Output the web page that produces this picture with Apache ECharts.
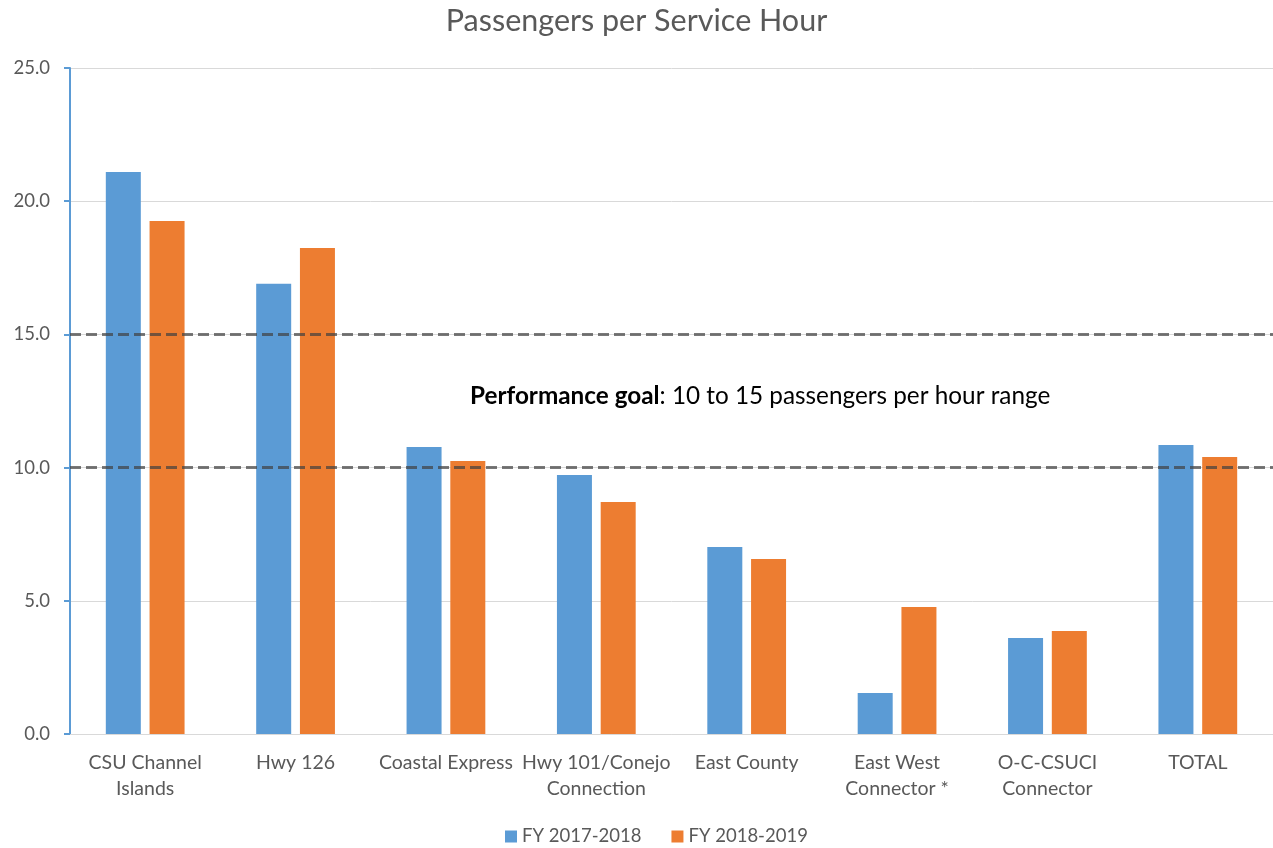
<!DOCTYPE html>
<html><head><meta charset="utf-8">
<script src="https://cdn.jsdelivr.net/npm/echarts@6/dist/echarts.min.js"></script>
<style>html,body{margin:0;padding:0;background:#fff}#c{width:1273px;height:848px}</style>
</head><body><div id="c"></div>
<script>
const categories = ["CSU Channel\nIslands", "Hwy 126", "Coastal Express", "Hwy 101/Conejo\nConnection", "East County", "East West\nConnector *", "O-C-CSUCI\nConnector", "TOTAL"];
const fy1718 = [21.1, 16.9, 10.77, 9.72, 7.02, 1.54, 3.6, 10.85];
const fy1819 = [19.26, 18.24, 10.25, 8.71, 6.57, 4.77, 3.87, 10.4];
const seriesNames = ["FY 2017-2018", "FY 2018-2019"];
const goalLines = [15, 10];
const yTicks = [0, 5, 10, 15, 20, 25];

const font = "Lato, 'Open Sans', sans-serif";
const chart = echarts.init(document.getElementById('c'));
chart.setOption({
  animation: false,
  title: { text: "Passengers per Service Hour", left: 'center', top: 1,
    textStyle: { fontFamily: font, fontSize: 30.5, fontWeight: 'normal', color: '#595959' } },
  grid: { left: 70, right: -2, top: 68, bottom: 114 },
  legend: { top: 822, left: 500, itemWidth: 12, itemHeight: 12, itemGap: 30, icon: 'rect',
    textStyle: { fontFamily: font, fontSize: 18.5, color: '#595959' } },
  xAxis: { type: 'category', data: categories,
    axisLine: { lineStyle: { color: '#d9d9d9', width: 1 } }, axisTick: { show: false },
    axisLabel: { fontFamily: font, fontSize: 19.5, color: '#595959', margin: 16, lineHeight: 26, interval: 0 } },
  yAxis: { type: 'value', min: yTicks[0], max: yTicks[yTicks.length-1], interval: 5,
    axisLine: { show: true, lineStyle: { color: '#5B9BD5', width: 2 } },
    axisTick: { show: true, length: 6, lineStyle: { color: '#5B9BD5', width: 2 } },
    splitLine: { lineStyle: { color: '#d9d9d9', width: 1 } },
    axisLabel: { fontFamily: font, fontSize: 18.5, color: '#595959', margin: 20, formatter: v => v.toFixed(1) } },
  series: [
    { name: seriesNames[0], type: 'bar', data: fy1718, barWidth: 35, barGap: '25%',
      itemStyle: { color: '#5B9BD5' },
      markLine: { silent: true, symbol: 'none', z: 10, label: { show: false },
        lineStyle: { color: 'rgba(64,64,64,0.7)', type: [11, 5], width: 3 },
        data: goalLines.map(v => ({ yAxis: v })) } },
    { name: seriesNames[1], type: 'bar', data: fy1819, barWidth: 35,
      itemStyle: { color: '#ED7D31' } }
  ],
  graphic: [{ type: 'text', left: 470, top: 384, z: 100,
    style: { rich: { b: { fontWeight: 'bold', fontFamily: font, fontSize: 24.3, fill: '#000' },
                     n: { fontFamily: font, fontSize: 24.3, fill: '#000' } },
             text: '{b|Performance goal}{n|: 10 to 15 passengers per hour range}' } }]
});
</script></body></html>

══════════════════════════════

Exercise
The listing above needs to be output again exactly. Don't include the pictures.

Worked solution
Output the web page that produces this picture with Apache ECharts.
<!DOCTYPE html>
<html><head><meta charset="utf-8">
<script src="https://cdn.jsdelivr.net/npm/echarts@6/dist/echarts.min.js"></script>
<style>html,body{margin:0;padding:0;background:#fff}#c{width:1273px;height:848px}</style>
</head><body><div id="c"></div>
<script>
const categories = ["CSU Channel\nIslands", "Hwy 126", "Coastal Express", "Hwy 101/Conejo\nConnection", "East County", "East West\nConnector *", "O-C-CSUCI\nConnector", "TOTAL"];
const fy1718 = [21.1, 16.9, 10.77, 9.72, 7.02, 1.54, 3.6, 10.85];
const fy1819 = [19.26, 18.24, 10.25, 8.71, 6.57, 4.77, 3.87, 10.4];
const seriesNames = ["FY 2017-2018", "FY 2018-2019"];
const goalLines = [15, 10];
const yTicks = [0, 5, 10, 15, 20, 25];

const font = "Lato, 'Open Sans', sans-serif";
const chart = echarts.init(document.getElementById('c'));
chart.setOption({
  animation: false,
  title: { text: "Passengers per Service Hour", left: 'center', top: 1,
    textStyle: { fontFamily: font, fontSize: 30.5, fontWeight: 'normal', color: '#595959' } },
  grid: { left: 70, right: -2, top: 68, bottom: 114 },
  legend: { top: 822, left: 500, itemWidth: 12, itemHeight: 12, itemGap: 30, icon: 'rect',
    textStyle: { fontFamily: font, fontSize: 18.5, color: '#595959' } },
  xAxis: { type: 'category', data: categories,
    axisLine: { lineStyle: { color: '#d9d9d9', width: 1 } }, axisTick: { show: false },
    axisLabel: { fontFamily: font, fontSize: 19.5, color: '#595959', margin: 16, lineHeight: 26, interval: 0 } },
  yAxis: { type: 'value', min: yTicks[0], max: yTicks[yTicks.length-1], interval: 5,
    axisLine: { show: true, lineStyle: { color: '#5B9BD5', width: 2 } },
    axisTick: { show: true, length: 6, lineStyle: { color: '#5B9BD5', width: 2 } },
    splitLine: { lineStyle: { color: '#d9d9d9', width: 1 } },
    axisLabel: { fontFamily: font, fontSize: 18.5, color: '#595959', margin: 20, formatter: v => v.toFixed(1) } },
  series: [
    { name: seriesNames[0], type: 'bar', data: fy1718, barWidth: 35, barGap: '25%',
      itemStyle: { color: '#5B9BD5' },
      markLine: { silent: true, symbol: 'none', z: 10, label: { show: false },
        lineStyle: { color: 'rgba(64,64,64,0.7)', type: [11, 5], width: 3 },
        data: goalLines.map(v => ({ yAxis: v })) } },
    { name: seriesNames[1], type: 'bar', data: fy1819, barWidth: 35,
      itemStyle: { color: '#ED7D31' } }
  ],
  graphic: [{ type: 'text', left: 470, top: 384, z: 100,
    style: { rich: { b: { fontWeight: 'bold', fontFamily: font, fontSize: 24.3, fill: '#000' },
                     n: { fontFamily: font, fontSize: 24.3, fill: '#000' } },
             text: '{b|Performance goal}{n|: 10 to 15 passengers per hour range}' } }]
});
</script></body></html>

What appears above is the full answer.